▶ **WORK TO COMPLETE**: Select and copy out every line in the records containing "page".

▶ **LISTED RECORDS**:
──────────

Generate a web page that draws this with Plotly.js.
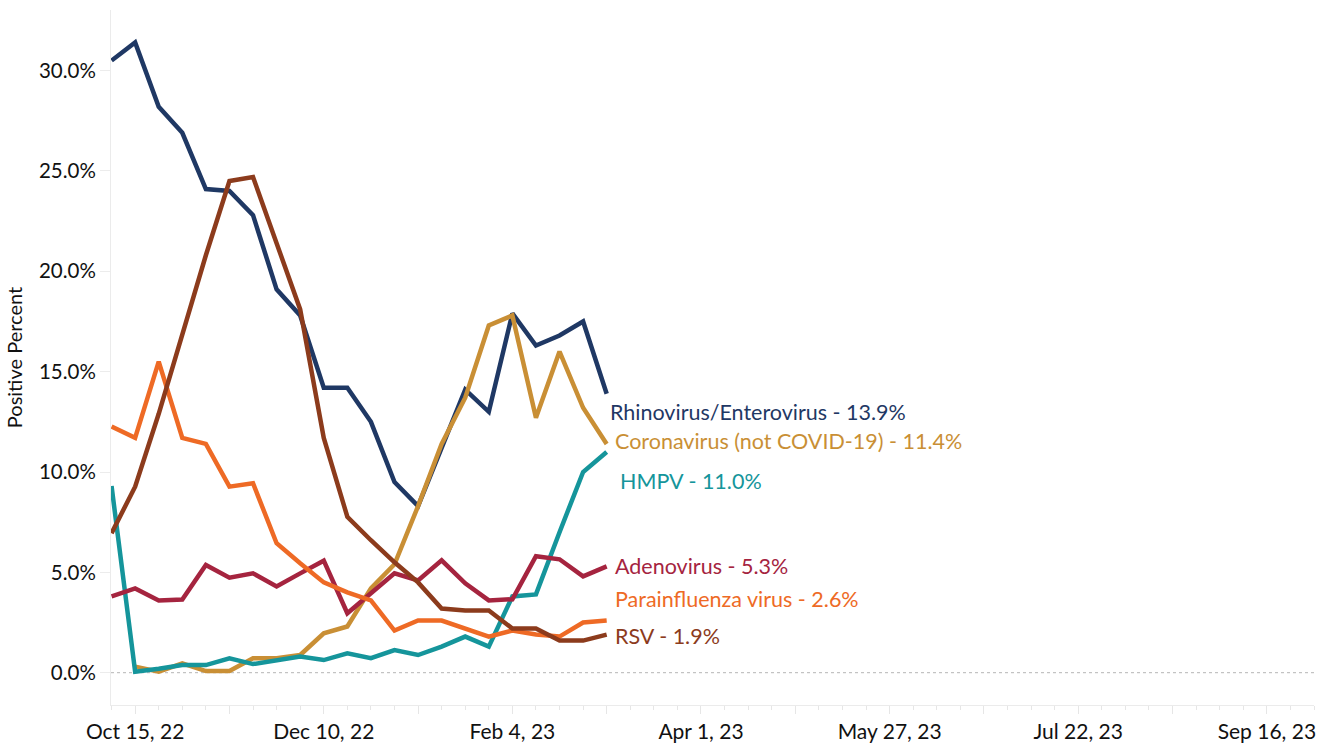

──────────

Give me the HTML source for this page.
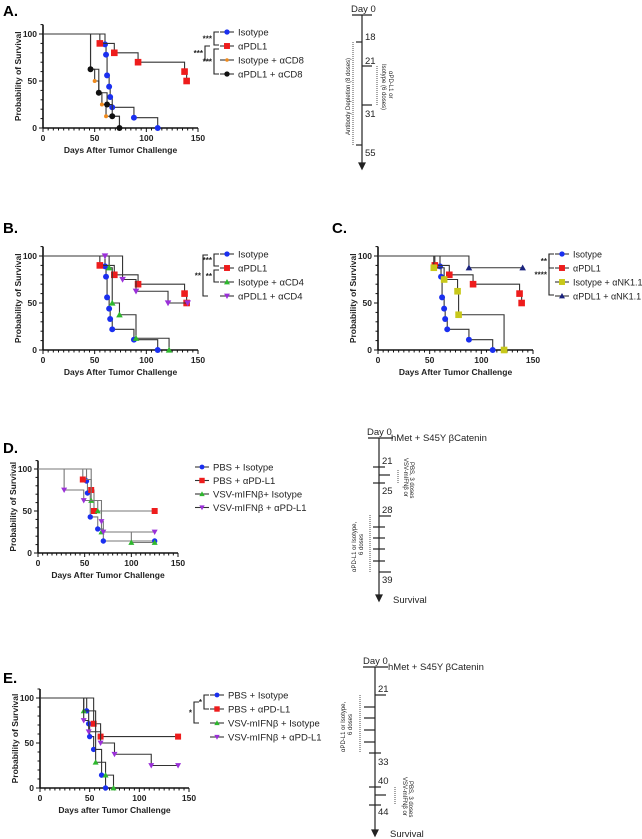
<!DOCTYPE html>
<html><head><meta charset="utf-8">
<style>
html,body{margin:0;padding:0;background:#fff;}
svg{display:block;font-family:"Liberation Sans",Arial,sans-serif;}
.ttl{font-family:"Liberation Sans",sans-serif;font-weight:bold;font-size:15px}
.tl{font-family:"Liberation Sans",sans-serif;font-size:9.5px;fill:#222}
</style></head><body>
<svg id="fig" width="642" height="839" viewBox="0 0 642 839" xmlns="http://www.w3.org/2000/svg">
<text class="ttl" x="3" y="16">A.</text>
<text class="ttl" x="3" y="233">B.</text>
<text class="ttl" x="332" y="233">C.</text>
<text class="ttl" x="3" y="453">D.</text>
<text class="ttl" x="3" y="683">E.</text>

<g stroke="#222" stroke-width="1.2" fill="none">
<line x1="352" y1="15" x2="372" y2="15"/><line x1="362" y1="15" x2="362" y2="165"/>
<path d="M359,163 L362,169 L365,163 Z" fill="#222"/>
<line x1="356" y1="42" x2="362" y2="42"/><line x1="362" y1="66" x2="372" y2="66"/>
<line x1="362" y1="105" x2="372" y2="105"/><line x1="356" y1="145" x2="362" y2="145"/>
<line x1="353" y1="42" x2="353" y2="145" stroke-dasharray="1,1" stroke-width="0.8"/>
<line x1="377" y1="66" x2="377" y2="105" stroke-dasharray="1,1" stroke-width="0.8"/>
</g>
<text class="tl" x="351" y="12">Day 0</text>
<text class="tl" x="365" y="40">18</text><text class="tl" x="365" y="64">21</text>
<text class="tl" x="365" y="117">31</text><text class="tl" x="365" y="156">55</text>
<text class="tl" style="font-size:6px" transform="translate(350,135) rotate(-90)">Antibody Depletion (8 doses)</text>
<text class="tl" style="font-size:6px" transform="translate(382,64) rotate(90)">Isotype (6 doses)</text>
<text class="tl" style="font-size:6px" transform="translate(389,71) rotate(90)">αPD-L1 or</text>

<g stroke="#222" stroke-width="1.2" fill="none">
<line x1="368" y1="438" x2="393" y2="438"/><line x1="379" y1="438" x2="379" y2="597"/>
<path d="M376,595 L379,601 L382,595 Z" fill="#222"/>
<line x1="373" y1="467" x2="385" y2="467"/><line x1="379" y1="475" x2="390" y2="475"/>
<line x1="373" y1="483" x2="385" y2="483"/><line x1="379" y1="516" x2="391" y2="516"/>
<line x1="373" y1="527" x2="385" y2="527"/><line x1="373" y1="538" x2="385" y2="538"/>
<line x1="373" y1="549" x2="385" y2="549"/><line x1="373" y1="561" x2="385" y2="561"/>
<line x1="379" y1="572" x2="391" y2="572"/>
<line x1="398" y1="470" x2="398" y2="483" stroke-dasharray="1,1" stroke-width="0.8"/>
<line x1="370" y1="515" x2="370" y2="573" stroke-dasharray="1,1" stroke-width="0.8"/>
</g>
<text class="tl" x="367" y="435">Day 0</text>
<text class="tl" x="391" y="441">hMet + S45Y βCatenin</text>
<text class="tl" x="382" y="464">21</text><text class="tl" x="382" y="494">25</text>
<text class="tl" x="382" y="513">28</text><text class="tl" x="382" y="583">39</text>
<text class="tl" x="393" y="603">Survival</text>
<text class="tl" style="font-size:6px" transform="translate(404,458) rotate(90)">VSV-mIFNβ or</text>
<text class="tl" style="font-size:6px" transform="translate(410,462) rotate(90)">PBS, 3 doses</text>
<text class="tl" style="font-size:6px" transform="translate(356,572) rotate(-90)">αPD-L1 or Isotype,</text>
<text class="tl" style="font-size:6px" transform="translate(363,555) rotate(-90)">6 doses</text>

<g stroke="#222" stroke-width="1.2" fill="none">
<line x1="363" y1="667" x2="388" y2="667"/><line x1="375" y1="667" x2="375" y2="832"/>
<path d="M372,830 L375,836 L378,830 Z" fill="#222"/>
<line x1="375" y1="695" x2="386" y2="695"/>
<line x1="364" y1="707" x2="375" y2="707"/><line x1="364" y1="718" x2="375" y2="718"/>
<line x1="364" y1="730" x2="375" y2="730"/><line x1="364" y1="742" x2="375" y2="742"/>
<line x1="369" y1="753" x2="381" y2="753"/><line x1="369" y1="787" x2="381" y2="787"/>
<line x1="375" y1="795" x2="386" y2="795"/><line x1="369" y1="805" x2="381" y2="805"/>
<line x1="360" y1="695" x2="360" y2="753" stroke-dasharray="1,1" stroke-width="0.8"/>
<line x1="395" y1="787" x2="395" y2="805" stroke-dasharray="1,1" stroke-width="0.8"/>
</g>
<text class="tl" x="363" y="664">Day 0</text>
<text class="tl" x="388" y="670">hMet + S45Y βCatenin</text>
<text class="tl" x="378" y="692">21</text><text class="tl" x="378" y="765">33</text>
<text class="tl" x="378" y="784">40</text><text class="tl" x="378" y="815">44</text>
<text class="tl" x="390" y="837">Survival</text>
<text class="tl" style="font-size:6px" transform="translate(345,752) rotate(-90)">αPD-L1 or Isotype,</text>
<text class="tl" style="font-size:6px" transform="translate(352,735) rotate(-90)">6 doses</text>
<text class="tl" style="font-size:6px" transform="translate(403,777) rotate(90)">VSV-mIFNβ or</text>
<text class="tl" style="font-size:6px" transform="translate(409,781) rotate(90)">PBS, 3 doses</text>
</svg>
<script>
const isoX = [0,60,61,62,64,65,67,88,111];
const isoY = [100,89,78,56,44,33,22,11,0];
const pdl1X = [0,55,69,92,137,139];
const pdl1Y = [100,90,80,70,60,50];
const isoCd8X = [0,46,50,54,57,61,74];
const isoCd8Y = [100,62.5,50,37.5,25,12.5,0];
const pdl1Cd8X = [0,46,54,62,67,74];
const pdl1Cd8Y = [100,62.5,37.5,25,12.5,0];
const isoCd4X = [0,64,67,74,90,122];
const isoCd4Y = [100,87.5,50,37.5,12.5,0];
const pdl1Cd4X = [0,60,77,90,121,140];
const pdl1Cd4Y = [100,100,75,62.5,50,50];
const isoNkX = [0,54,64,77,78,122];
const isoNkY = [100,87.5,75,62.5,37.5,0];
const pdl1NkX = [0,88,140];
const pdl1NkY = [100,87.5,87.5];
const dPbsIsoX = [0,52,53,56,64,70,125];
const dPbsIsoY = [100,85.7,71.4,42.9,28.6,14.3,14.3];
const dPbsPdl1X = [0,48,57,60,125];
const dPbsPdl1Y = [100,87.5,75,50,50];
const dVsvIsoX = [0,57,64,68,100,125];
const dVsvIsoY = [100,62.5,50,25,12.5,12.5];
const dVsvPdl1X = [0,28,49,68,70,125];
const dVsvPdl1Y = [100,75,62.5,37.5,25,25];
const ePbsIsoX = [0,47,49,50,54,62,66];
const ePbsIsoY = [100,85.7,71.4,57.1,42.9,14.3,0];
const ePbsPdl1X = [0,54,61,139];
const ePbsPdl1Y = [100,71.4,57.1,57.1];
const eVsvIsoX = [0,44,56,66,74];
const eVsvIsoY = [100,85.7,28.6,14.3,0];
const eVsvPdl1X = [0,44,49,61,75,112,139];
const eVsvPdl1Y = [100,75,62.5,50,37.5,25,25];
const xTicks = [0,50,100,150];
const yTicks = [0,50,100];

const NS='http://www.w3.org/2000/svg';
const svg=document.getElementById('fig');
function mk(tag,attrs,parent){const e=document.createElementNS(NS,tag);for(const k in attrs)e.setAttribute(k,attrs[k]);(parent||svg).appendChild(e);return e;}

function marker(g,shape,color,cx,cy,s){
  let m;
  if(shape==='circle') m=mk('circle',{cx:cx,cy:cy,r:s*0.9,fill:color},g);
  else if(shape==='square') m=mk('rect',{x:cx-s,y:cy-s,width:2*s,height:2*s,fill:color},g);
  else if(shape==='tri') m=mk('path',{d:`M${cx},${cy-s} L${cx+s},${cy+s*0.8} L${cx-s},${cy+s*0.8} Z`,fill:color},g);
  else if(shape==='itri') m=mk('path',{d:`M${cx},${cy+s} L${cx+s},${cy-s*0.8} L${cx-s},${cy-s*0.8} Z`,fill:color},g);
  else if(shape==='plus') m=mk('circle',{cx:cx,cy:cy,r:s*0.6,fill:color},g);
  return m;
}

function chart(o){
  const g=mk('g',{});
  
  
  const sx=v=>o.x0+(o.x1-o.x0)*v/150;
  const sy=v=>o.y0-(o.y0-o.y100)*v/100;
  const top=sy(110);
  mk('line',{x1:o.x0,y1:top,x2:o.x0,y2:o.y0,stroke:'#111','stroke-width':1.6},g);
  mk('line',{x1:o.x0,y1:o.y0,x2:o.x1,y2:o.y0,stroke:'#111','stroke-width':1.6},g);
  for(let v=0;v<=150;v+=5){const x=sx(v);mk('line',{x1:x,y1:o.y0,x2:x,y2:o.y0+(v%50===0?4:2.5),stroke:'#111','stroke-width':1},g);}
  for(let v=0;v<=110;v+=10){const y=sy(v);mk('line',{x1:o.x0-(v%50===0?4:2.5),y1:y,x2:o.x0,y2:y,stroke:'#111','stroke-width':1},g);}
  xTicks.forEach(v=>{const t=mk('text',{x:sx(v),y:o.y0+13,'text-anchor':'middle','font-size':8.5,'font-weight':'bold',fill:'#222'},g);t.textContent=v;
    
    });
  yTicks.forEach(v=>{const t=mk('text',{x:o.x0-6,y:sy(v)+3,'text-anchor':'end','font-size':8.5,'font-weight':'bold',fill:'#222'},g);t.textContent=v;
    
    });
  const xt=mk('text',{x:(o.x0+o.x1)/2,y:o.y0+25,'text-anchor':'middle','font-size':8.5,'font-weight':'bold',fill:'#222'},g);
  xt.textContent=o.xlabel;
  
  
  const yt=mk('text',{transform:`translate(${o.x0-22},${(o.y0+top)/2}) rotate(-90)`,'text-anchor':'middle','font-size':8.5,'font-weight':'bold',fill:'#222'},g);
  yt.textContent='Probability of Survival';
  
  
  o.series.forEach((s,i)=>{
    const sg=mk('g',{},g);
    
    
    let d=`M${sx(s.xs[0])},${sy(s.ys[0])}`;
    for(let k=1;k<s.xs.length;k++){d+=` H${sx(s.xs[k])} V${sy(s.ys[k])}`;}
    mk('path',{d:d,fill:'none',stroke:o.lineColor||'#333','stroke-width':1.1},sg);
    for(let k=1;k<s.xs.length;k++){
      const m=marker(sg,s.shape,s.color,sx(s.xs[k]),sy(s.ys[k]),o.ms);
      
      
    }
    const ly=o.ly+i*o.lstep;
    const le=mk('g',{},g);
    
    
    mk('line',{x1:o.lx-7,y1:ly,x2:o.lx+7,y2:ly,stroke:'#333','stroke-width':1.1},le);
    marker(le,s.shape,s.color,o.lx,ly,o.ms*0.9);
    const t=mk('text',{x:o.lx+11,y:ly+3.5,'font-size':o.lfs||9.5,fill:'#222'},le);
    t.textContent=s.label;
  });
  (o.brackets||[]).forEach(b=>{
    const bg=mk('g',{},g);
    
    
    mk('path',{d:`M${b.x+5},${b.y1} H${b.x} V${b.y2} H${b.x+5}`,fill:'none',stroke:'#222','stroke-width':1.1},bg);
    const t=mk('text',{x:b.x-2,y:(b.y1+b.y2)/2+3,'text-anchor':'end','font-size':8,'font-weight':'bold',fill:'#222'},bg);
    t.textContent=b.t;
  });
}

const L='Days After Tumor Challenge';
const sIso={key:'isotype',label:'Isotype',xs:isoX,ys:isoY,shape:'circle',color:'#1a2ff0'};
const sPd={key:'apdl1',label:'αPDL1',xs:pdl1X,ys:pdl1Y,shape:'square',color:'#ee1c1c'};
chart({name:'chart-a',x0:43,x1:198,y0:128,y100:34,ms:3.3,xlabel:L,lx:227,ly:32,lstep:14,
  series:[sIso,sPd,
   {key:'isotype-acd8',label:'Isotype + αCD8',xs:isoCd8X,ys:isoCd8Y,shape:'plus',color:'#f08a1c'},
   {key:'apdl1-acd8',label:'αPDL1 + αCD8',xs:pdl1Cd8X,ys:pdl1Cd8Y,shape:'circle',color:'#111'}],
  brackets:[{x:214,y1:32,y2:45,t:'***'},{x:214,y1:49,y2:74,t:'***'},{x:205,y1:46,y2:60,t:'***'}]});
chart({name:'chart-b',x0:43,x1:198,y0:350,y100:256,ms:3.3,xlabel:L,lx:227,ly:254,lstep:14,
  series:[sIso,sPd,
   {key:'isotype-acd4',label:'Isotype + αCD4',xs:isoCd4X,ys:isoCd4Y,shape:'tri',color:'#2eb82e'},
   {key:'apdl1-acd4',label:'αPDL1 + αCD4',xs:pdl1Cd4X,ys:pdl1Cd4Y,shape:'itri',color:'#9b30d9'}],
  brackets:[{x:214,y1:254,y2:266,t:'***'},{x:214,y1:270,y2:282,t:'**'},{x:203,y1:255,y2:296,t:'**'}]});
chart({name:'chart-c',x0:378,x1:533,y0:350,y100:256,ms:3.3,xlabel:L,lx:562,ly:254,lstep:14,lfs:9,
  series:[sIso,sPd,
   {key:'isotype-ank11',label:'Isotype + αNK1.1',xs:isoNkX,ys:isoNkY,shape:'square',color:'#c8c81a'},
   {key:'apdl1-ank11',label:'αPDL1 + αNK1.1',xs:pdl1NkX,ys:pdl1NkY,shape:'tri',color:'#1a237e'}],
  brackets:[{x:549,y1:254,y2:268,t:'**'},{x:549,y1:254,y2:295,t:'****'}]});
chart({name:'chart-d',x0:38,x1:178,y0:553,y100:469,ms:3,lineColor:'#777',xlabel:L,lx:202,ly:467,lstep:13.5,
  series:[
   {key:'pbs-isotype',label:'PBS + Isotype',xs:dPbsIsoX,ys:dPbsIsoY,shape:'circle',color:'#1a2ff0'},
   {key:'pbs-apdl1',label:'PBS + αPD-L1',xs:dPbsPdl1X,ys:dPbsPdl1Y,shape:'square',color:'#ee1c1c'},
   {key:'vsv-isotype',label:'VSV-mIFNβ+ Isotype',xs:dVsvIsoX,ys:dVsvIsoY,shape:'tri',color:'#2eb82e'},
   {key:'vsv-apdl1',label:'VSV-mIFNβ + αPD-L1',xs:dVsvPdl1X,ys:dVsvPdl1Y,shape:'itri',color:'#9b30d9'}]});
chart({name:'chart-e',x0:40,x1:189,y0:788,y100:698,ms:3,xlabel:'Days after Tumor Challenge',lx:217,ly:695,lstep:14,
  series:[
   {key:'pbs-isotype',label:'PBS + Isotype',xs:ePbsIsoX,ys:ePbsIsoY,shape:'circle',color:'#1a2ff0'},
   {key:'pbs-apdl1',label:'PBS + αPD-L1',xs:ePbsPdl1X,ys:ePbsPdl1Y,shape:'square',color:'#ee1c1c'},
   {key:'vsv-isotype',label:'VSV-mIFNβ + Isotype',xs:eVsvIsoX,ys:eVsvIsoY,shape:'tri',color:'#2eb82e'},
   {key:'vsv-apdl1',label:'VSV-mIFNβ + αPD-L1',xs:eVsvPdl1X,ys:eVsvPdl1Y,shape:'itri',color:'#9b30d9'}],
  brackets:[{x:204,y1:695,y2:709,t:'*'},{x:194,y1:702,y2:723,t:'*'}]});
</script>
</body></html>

──────────

▶ **FULL SOLUTION**:
Generate a web page that draws this with Plotly.js.
Give me the HTML source for this page.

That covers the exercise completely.